Singapore clamps down on Russian-based crypto and NFT transactions
NFT News

Singapore clamps down on Russian-based crypto and NFT transactions

BTC Peers Reporter

More than ever, the decentralized and boundless nature of digital assets is being called to question amid the growing restrictions being slammed on Russian-based traders.

Over the weekend, the Monetary Authority of Singapore (MAS) announced that it was imposing sanctions and certain restrictions against Russia following Russia’s invasion of Ukraine.

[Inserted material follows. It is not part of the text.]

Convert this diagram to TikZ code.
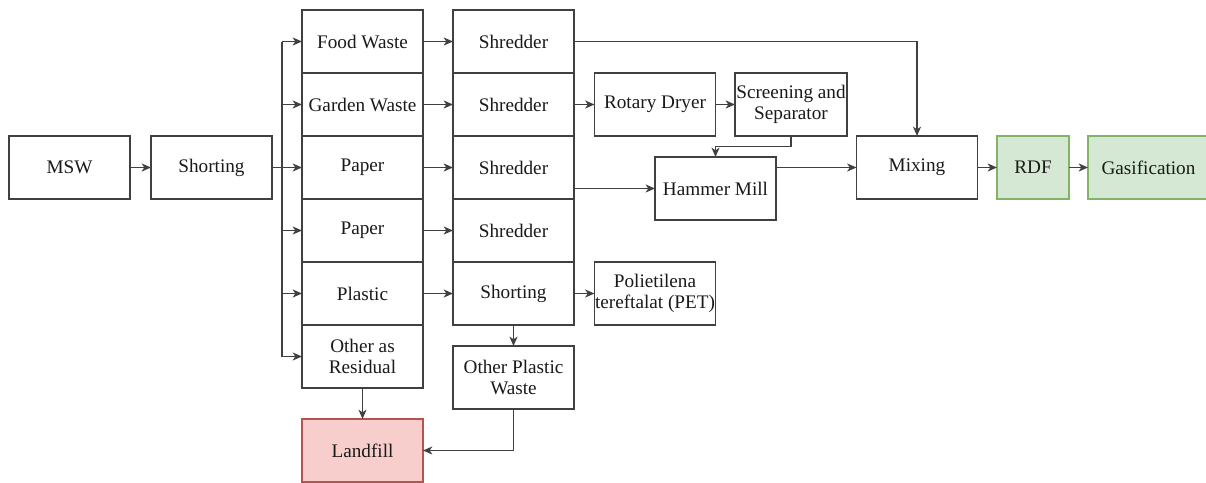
\documentclass[tikz,border=0pt]{standalone}
\usepackage{fontspec}
\setmainfont{Liberation Serif}
\usetikzlibrary{arrows.meta}
\definecolor{lineC}{HTML}{404040}
\definecolor{txtC}{HTML}{1A1A1A}
\definecolor{gfill}{HTML}{D5E8D4}
\definecolor{gdraw}{HTML}{82B366}
\definecolor{rfill}{HTML}{F8CECC}
\definecolor{rdraw}{HTML}{B85450}
\begin{document}
\begin{tikzpicture}[x=0.75pt,y=-0.75pt,
  box/.style={draw=lineC, line width=1pt, fill=white, text=txtC,
    minimum width=90.75pt, minimum height=47.25pt, inner sep=0pt, outer sep=0pt,
    align=center, font=\fontsize{14.4pt}{16.3pt}\selectfont},
  gbox/.style={box, draw=gdraw, fill=gfill},
  rbox/.style={box, draw=rdraw, fill=rfill},
  arr/.style={draw=lineC, line width=1.15pt, -{Stealth[length=7pt,width=6pt,inset=2pt]}},
  ln/.style={draw=lineC, line width=1.15pt}]
\useasboundingbox (0,0) rectangle (1206,482);
% nodes
\node[box] (msw) at (69.5,167.5) {MSW};
\node[box] (sort1) at (211.5,167.5) {Shorting};
\node[box] (food) at (362.5,41.5) {Food Waste};
\node[box] (garden) at (362.5,104.5) {Garden Waste};
\node[box] (paperA) at (362.5,167.5) {Paper};
\node[box] (paperB) at (362.5,230.5) {Paper};
\node[box] (plastic) at (362.5,293.5) {Plastic};
\node[box] (resid) at (362.5,356.5) {Other as\\Residual};
\node[box] (shr1) at (513.5,41.5) {Shredder};
\node[box] (shr2) at (513.5,104.5) {Shredder};
\node[box] (shr3) at (513.5,167.5) {Shredder};
\node[box] (shr4) at (513.5,230.5) {Shredder};
\node[box] (sort2) at (513.5,293.5) {Shorting};
\node[box] (opw) at (513.5,377.5) {Other Plastic\\Waste};
\node[box] (dryer) at (655,104.5) {Rotary Dryer};
\node[box, minimum width=84pt] (screen) at (791,104.5) {Screening and\\Separator};
\node[box] (hammer) at (715.5,188.5) {Hammer Mill};
\node[box] (mix) at (917,167.5) {Mixing};
\node[gbox, minimum width=54pt] (rdf) at (1033,167.5) {RDF};
\node[gbox] (gas) at (1148.5,167.5) {Gasification};
\node[box] (pet) at (655,293.5) {Polietilena\\tereftalat (PET)};
\node[rbox] (landfill) at (362.5,450.5) {Landfill};
% bus
\coordinate (bt) at (282,41.5);
\coordinate (bb) at (282,356.5);
\draw[ln] (bt) -- (bb);
\draw[arr] (msw) -- (sort1);
\draw[arr] (sort1) -- (paperA);
\draw[arr] (bt) -- (food.west);
\draw[arr] (bt |- garden.west) -- (garden.west);
\draw[arr] (bt |- paperB.west) -- (paperB.west);
\draw[arr] (bt |- plastic.west) -- (plastic.west);
\draw[arr] (bb) -- (resid.west);
% column 1 to column 2
\draw[arr] (food) -- (shr1);
\draw[arr] (garden) -- (shr2);
\draw[arr] (paperA) -- (shr3);
\draw[arr] (paperB) -- (shr4);
\draw[arr] (plastic) -- (sort2);
% right side
\draw[arr] (shr1.east) -| (mix.north);
\draw[arr] (shr2) -- (dryer);
\draw[arr] (dryer) -- (screen);
\draw[arr] (screen.south) -- ++(0,10.7) -| (hammer.north);
\draw[arr] (shr3.east |- hammer.west) -- (hammer.west);
\draw[arr] (hammer.east |- mix.west) -- (mix.west);
\draw[arr] (mix) -- (rdf);
\draw[arr] (rdf) -- (gas);
\draw[arr] (sort2) -- (pet);
\draw[arr] (sort2) -- (opw);
\draw[arr] (resid) -- (landfill);
\draw[arr] (opw.south) |- (landfill.east);
\end{tikzpicture}
\end{document}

The MAS will be imposing export controls on “items that can be directly used as weapons to inflict harm on or to subjugate the Ukrainians, as well as items that can contribute to offensive cyber operations.” To this end, the agency will be banning the transfer of “all items in the Military Goods List” and “all items in the Electronics, Computers, and Telecommunications and Information Security categories” to Russia.

Meanwhile, Singapore is also expanding its crackdown on financial services, including cryptocurrencies. The government has advised its financial institutions to stop servicing VTB Bank, Vnesheconombank, Promsvyazbank, and Bank Rossiya by freezing their assets.

We will impose financial measures targeted at designated Russian banks, entities and activities in Russia, and fund-raising activities benefiting the Russian government. Digital payment token service providers are specifically prohibited from facilitating transactions that could help to circumvent these financial measures. These measures apply to all financial institutions in Singapore, including banks, finance companies, insurers, capital markets intermediaries, securities exchanges and payment service providers.

Interestingly, while Russian-based crypto users may soon begin to feel the heat of the sanctions, Ukraine is currently benefiting from crypto donations. As reported by BTC PEERS, several NFT efforts have been created to support citizens of the belligerent nation. For instance, an NFT of the Ukrainian flag recently sold for $6.75 million last week.